Pour éviter cet équilibre du pire, le ministère de la culture et de la communication a développé une politique de lutte active contre toutes les formes de piraterie, politique qui s'appuie sur deux axes essentiels : sur la communication et la pédagogie auprès des publics, en particulier des publics jeunes, et, par delà, sur la légitime et structurante action de répression.
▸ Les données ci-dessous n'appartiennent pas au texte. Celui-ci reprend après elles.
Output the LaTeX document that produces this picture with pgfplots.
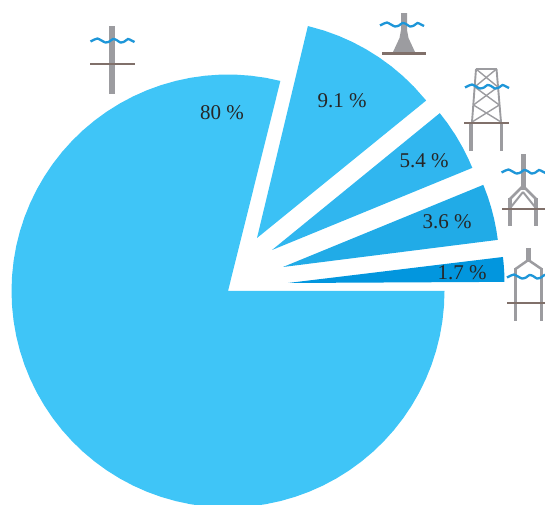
\documentclass[border=0pt]{standalone}
\usepackage{fontspec}
\setmainfont{Liberation Serif}
\usepackage{pgfplots}
\usepackage{pgfplotstable}
\pgfplotsset{compat=1.18}

\definecolor{wedgeA}{HTML}{3FC5F7}
\definecolor{wedgeB}{HTML}{3BC1F5}
\definecolor{wedgeC}{HTML}{30B6EF}
\definecolor{wedgeD}{HTML}{21ABE7}
\definecolor{wedgeE}{HTML}{0296DE}
\definecolor{towergrey}{HTML}{9C9CA0}
\definecolor{deckbrown}{HTML}{80706A}
\definecolor{waveblue}{HTML}{1E96D8}

% wave outline, x and y relative to its left end
\pgfplotstableread{
0 0.5
4 -1.5
7 -2.5
11 -0.5
15 1.5
19 0.5
22.5 -2
26 -1
30 1.5
34 0.5
37.5 -2
41 -0.5
44 1
}\wavedata

\newcommand{\wave}[2]{\addplot[waveblue,line width=2.3pt,smooth,xshift=#1pt,yshift=-#2pt] table {\wavedata};}
\newcommand{\deck}[3]{\addplot[deckbrown,line width=2.1pt] coordinates {(#1,#3) (#2,#3)};}
\newcommand{\pct}[3]{\node[font=\fontsize{21}{22}\selectfont,text=black!85] at (axis cs:#1,#2) {#3 \%};}

\pgfplotsset{
  px/.style={hide axis,scale only axis,width=545pt,height=504pt,
    xmin=0,xmax=545,ymin=0,ymax=504,anchor=south west,at={(0,0)}},
  grey/.style={towergrey,line width=#1},
  grey/.default=2.8pt,
}

\begin{document}
\begin{tikzpicture}
\useasboundingbox (0,0) rectangle (545pt,504pt);
% wedges: polar (angle, radius) about each wedge's own apex
\begin{axis}[px]
\addplot[fill=wedgeA,draw=none,data cs=polar,xshift=228pt,yshift=213pt] coordinates {
 (0,0) (76,216.5) (80,216.5) (84,216.5) (88,216.5) (92,216.5) (96,216.5) (100,216.5)
 (104,216.5) (108,216.5) (112,216.5) (116,216.5) (120,216.5) (124,216.5) (128,216.5)
 (132,216.5) (136,216.5) (140,216.5) (144,216.5) (148,216.5) (152,216.5) (156,216.5)
 (160,216.5) (164,216.5) (168,216.5) (172,216.5) (176,216.5) (180,216.5) (184,216.5)
 (188,216.5) (192,216.5) (196,216.5) (200,216.5) (204,216.5) (208,216.5) (212,216.5)
 (216,216.5) (220,216.5) (224,216.5) (228,216.5) (232,216.5) (236,216.5) (240,216.5)
 (244,216.5) (248,216.5) (252,216.5) (256,216.5) (260,216.5) (264,216.5) (268,216.5)
 (272,216.5) (276,216.5) (280,216.5) (284,216.5) (288,216.5) (292,216.5) (296,216.5)
 (300,216.5) (304,216.5) (308,216.5) (312,216.5) (316,216.5) (320,216.5) (324,216.5)
 (328,216.5) (332,216.5) (336,216.5) (340,216.5) (344,216.5) (348,216.5) (352,216.5)
 (356,216.5) (360,216.5) (0,0)
};
\addplot[fill=wedgeB,draw=none,data cs=polar,xshift=257pt,yshift=266pt] coordinates {
 (0,0) (76.5,218) (72,218) (68,218) (64,218) (60,218) (56,218) (52,218) (48,218) (44,218) (39.1,218) (0,0)
};
\addplot[fill=wedgeC,draw=none,data cs=polar,xshift=272pt,yshift=254pt] coordinates {
 (0,0) (39.2,216.5) (36,216.5) (32,216.5) (28,216.5) (25,216.5) (22.3,216.5) (0,0)
};
\addplot[fill=wedgeD,draw=none,data cs=polar,xshift=283pt,yshift=237pt] coordinates {
 (0,0) (22.3,216.5) (19,216.5) (16,216.5) (13,216.5) (10,216.5) (7.2,216.5) (0,0)
};
\addplot[fill=wedgeE,draw=none,data cs=polar,xshift=288pt,yshift=221pt] coordinates {
 (0,0) (6.9,216.5) (5,216.5) (3,216.5) (1.5,216.5) (0.3,216.5) (0,0)
};
\end{axis}

% labels and foundation icons, in image coordinates (y downwards)
\begin{axis}[px,y dir=reverse]
\pct{222}{113}{80}
\pct{342}{101}{9.1}
\pct{424}{161}{5.4}
\pct{447}{222}{3.6}
\pct{462}{273}{1.7}

% monopile
\addplot[grey=6pt] coordinates {(112.3,26) (112.3,94)};
\deck{90}{135}{64}
\wave{90.5}{41}

% gravity base
\addplot[fill=towergrey,draw=none] coordinates {(401,13) (407,13) (407,30) (408.5,38) (415,52) (393,52) (399.5,38) (401,30)};
\deck{382}{426}{53.5}
\wave{380}{25}

% jacket
\addplot[grey=1.9pt] coordinates {(476,69) (472,122)};
\addplot[grey=1.9pt] coordinates {(496.5,69) (501,122)};
\addplot[grey=1.4pt] coordinates {(476,69) (496.5,69)};
\addplot[grey=1.4pt] coordinates {(476,69) (497.9,87)};
\addplot[grey=1.4pt] coordinates {(496.5,69) (474.7,87)};
\addplot[grey=1.4pt] coordinates {(474.7,87) (499.3,105)};
\addplot[grey=1.4pt] coordinates {(497.9,87) (473.4,105)};
\addplot[grey=1.4pt] coordinates {(473.4,105) (501,122)};
\addplot[grey=1.4pt] coordinates {(499.3,105) (472,122)};
\addplot[grey=3.2pt] coordinates {(471,123) (471,151)};
\addplot[grey=3.2pt] coordinates {(501.5,123) (501.5,151)};
\deck{464}{509}{123}
\wave{465}{87}

% tripod
\addplot[grey=5pt] coordinates {(523.2,154) (523.2,190)};
\addplot[grey=2.5pt] coordinates {(523,186) (510,199)};
\addplot[grey=2.5pt] coordinates {(523,186) (536,199)};
\addplot[grey=2pt] coordinates {(523,192) (511,207)};
\addplot[grey=2pt] coordinates {(523,192) (535,207)};
\addplot[grey=3.2pt] coordinates {(510,198) (510,226)};
\addplot[grey=3.2pt] coordinates {(536,198) (536,226)};
\deck{502}{545}{208.7}
\wave{501.5}{172}

% tripile
\addplot[grey=4.8pt] coordinates {(528.3,248) (528.3,262)};
\addplot[grey=2.5pt] coordinates {(528.3,260) (515.5,269)};
\addplot[grey=2.5pt] coordinates {(528.3,260) (541.5,269)};
\addplot[grey=3.2pt] coordinates {(515.7,268) (515.7,321)};
\addplot[grey=3.2pt] coordinates {(541.7,268) (541.7,321)};
\deck{507}{545}{302.7}
\wave{507}{277}
\end{axis}
\end{tikzpicture}
\end{document}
Le rôle du ministère de la culture est d'encourager, de faciliter la « nouvelle alliance » que les fournisseurs d'accès et les professionnels du cinéma cherchent à sceller autour d'intérêts convergents. On ne me fera jamais dire que je suis contre l'accès à la musique et au cinéma grâce à Internet : je suis simplement obligé de mettre en garde contre le principe de gratuité tous azimuts, parce que son application risque de réduire à néant la juste rémunération des talents. Je souhaite que les négociations en cours aujourd'hui pour la musique comme pour le cinéma aboutissent.

L'enjeu est clair : il s'agit évidemment d'utiliser les potentialités des réseaux à haut débit et d'encourager le développement d'un ensemble d'offres légales.